**Requirements**. Collect all lines below with the string "Write".

**Records from a data source**.
▼

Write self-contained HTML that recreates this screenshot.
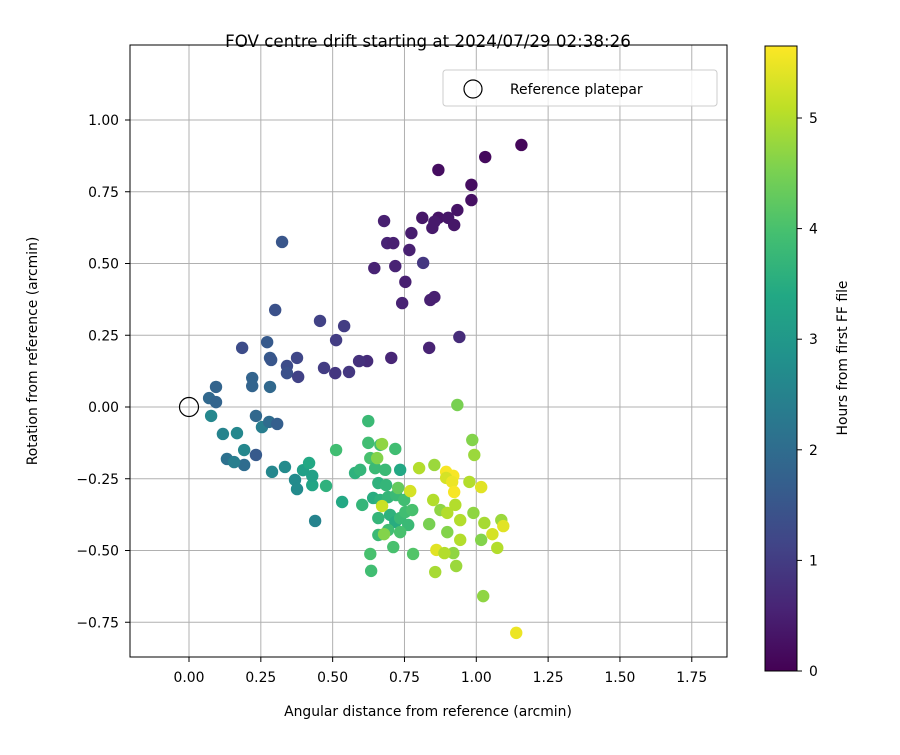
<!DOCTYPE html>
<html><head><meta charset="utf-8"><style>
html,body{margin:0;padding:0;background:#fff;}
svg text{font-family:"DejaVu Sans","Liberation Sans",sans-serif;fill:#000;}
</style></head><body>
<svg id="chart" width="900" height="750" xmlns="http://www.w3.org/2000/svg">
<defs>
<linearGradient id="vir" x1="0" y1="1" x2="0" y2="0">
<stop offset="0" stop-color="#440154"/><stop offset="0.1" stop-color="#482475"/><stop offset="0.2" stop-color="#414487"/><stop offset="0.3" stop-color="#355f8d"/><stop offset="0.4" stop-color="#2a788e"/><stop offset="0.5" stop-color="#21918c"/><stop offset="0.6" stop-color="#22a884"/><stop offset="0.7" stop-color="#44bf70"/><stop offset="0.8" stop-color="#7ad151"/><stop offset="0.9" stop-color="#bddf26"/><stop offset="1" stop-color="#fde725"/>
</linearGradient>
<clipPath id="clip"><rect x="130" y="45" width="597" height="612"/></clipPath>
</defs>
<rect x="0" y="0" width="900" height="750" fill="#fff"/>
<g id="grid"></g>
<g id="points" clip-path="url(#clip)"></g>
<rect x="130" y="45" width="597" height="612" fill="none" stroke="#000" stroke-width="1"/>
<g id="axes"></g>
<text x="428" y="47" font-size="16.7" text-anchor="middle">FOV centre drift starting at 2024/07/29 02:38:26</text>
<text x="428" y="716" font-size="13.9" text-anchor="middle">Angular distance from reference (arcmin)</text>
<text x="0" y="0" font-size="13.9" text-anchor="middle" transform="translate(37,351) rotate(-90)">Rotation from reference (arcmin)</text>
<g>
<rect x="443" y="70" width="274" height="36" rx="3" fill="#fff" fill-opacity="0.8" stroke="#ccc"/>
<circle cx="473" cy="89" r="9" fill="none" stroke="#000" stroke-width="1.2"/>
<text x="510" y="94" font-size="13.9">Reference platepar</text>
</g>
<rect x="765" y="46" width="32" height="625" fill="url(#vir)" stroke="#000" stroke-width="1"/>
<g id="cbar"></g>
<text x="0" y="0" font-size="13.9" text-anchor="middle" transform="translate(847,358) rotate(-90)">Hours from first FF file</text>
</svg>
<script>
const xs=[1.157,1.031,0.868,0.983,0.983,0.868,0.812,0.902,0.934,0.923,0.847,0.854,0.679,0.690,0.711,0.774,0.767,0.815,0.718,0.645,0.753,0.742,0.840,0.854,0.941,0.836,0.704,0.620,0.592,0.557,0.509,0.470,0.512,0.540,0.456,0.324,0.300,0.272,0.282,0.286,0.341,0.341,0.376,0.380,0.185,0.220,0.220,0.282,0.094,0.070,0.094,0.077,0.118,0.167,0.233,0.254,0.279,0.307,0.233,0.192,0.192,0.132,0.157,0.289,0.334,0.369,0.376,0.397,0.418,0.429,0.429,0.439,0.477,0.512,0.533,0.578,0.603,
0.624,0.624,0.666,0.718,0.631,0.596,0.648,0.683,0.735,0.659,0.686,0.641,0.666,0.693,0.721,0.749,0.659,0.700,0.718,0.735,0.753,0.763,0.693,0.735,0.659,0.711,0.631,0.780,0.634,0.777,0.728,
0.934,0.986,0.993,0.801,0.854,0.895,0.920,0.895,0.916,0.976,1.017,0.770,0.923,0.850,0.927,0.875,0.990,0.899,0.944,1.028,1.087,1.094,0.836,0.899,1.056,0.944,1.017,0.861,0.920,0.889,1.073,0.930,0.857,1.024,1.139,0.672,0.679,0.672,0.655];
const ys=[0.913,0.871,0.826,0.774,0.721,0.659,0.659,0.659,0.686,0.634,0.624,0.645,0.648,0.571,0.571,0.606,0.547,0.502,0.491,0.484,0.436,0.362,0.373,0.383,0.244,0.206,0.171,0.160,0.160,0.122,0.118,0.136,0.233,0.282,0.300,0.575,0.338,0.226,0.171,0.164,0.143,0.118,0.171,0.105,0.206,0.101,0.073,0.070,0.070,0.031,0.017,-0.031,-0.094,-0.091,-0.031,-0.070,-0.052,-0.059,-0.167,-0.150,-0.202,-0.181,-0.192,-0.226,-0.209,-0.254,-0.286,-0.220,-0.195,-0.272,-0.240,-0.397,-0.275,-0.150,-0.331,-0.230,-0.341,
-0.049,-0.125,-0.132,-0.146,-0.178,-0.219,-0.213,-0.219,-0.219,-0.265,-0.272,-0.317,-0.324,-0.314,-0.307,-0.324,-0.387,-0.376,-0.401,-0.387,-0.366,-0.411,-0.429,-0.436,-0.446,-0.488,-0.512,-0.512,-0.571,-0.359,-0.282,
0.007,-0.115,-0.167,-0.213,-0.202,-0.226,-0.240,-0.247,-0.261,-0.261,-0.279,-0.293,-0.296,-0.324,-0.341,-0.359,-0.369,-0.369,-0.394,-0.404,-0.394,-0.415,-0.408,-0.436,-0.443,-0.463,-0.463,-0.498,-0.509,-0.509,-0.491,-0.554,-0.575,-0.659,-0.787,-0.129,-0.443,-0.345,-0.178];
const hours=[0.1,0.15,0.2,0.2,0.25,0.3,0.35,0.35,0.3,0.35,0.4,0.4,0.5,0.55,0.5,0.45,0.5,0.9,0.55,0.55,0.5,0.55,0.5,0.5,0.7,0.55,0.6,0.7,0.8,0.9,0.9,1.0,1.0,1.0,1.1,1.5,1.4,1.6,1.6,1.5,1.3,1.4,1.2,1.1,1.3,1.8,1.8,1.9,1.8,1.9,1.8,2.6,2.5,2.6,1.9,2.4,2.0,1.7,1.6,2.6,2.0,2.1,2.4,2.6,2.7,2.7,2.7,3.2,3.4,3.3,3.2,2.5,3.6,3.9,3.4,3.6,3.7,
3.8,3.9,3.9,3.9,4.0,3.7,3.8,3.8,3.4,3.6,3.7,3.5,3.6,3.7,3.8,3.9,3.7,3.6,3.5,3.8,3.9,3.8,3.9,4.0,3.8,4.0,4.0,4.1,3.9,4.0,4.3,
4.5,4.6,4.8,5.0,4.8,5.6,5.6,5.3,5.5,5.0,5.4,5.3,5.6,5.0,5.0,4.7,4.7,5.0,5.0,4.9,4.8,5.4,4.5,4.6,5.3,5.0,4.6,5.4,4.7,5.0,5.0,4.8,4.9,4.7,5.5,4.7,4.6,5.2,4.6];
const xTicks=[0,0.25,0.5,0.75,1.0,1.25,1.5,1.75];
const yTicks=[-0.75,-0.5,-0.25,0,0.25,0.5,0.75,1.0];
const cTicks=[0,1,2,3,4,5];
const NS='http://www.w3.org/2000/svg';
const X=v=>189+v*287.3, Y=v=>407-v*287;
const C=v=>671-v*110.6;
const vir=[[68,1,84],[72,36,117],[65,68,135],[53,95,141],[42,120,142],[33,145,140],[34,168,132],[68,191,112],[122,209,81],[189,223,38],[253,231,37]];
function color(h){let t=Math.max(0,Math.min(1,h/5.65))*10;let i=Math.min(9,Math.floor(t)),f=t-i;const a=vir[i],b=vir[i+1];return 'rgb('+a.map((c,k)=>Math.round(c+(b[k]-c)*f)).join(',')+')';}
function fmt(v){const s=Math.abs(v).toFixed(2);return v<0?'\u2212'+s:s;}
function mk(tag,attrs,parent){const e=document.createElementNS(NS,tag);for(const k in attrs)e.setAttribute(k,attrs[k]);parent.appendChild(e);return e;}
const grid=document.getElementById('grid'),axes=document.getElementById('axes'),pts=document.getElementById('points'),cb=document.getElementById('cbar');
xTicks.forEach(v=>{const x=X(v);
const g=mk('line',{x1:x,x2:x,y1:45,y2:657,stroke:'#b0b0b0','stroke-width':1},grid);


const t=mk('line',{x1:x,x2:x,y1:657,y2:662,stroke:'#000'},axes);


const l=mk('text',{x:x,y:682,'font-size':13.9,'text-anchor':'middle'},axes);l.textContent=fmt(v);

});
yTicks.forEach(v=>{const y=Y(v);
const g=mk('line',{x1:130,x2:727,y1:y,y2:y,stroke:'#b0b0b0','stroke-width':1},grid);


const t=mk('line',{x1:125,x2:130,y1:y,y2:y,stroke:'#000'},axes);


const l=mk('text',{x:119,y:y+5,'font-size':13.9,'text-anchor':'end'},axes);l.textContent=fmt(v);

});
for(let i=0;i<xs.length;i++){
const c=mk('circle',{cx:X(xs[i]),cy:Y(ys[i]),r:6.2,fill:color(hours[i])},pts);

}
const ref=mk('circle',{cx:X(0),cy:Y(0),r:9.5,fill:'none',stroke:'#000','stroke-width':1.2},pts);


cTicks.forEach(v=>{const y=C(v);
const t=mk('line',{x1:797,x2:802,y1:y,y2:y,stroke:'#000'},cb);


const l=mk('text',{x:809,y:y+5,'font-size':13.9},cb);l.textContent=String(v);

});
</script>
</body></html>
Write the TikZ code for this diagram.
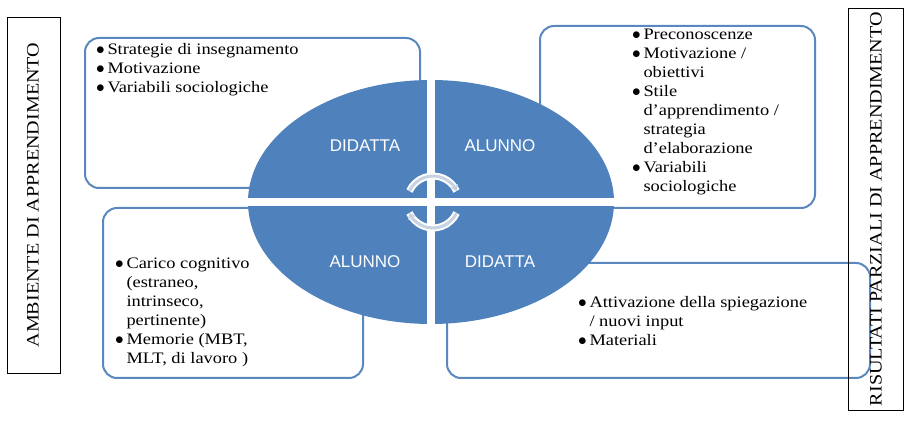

▲

**Answer to the task**.
Write self-contained HTML that recreates this screenshot.
Write the TikZ code for this diagram.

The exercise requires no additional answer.